• [Task to complete]: Omit all pictures, then retype the data exactly as given.

• [Dataset excerpt]:
============

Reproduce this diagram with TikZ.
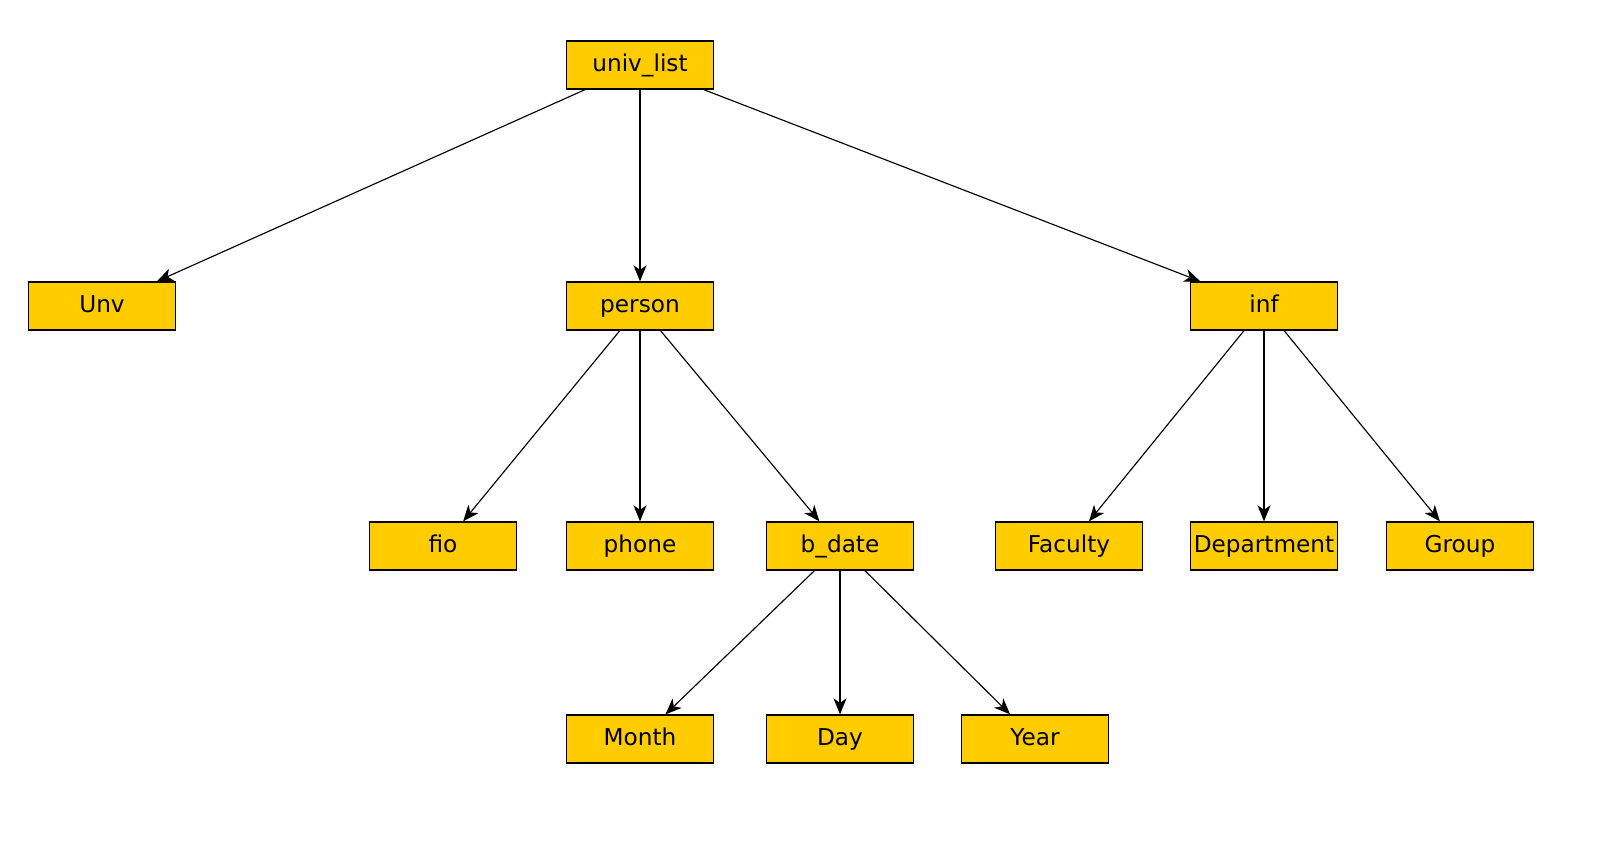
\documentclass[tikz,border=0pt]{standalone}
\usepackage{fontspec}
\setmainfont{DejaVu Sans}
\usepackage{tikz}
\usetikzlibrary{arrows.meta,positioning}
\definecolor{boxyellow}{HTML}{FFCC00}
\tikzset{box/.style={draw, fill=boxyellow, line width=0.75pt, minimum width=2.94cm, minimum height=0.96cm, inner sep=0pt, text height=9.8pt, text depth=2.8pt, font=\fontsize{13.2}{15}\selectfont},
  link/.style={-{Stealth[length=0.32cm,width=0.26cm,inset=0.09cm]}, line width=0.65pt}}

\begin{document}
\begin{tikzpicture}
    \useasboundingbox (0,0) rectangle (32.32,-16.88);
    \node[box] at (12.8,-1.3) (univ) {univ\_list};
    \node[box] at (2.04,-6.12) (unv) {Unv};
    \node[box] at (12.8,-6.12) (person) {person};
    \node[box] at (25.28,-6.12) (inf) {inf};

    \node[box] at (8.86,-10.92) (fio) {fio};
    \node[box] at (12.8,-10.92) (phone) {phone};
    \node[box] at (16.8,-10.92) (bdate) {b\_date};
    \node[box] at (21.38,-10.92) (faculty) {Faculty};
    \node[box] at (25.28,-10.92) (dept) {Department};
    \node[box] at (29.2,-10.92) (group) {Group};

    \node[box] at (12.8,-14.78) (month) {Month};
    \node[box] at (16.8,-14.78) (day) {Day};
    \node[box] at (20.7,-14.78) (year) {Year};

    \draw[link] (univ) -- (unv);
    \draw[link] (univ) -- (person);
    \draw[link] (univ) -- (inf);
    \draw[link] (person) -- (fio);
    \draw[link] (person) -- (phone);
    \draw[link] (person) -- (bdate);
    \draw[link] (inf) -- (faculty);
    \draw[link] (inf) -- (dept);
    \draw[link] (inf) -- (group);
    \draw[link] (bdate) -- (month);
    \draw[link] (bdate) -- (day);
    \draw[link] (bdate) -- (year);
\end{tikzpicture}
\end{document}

============

• [Solution for this problem]:
Reproduce this diagram with TikZ.
\documentclass[tikz,border=0pt]{standalone}
\usepackage{fontspec}
\setmainfont{DejaVu Sans}
\usepackage{tikz}
\usetikzlibrary{arrows.meta,positioning}
\definecolor{boxyellow}{HTML}{FFCC00}
\tikzset{box/.style={draw, fill=boxyellow, line width=0.75pt, minimum width=2.94cm, minimum height=0.96cm, inner sep=0pt, text height=9.8pt, text depth=2.8pt, font=\fontsize{13.2}{15}\selectfont},
  link/.style={-{Stealth[length=0.32cm,width=0.26cm,inset=0.09cm]}, line width=0.65pt}}

\begin{document}
\begin{tikzpicture}
    \useasboundingbox (0,0) rectangle (32.32,-16.88);
    \node[box] at (12.8,-1.3) (univ) {univ\_list};
    \node[box] at (2.04,-6.12) (unv) {Unv};
    \node[box] at (12.8,-6.12) (person) {person};
    \node[box] at (25.28,-6.12) (inf) {inf};

    \node[box] at (8.86,-10.92) (fio) {fio};
    \node[box] at (12.8,-10.92) (phone) {phone};
    \node[box] at (16.8,-10.92) (bdate) {b\_date};
    \node[box] at (21.38,-10.92) (faculty) {Faculty};
    \node[box] at (25.28,-10.92) (dept) {Department};
    \node[box] at (29.2,-10.92) (group) {Group};

    \node[box] at (12.8,-14.78) (month) {Month};
    \node[box] at (16.8,-14.78) (day) {Day};
    \node[box] at (20.7,-14.78) (year) {Year};

    \draw[link] (univ) -- (unv);
    \draw[link] (univ) -- (person);
    \draw[link] (univ) -- (inf);
    \draw[link] (person) -- (fio);
    \draw[link] (person) -- (phone);
    \draw[link] (person) -- (bdate);
    \draw[link] (inf) -- (faculty);
    \draw[link] (inf) -- (dept);
    \draw[link] (inf) -- (group);
    \draw[link] (bdate) -- (month);
    \draw[link] (bdate) -- (day);
    \draw[link] (bdate) -- (year);
\end{tikzpicture}
\end{document}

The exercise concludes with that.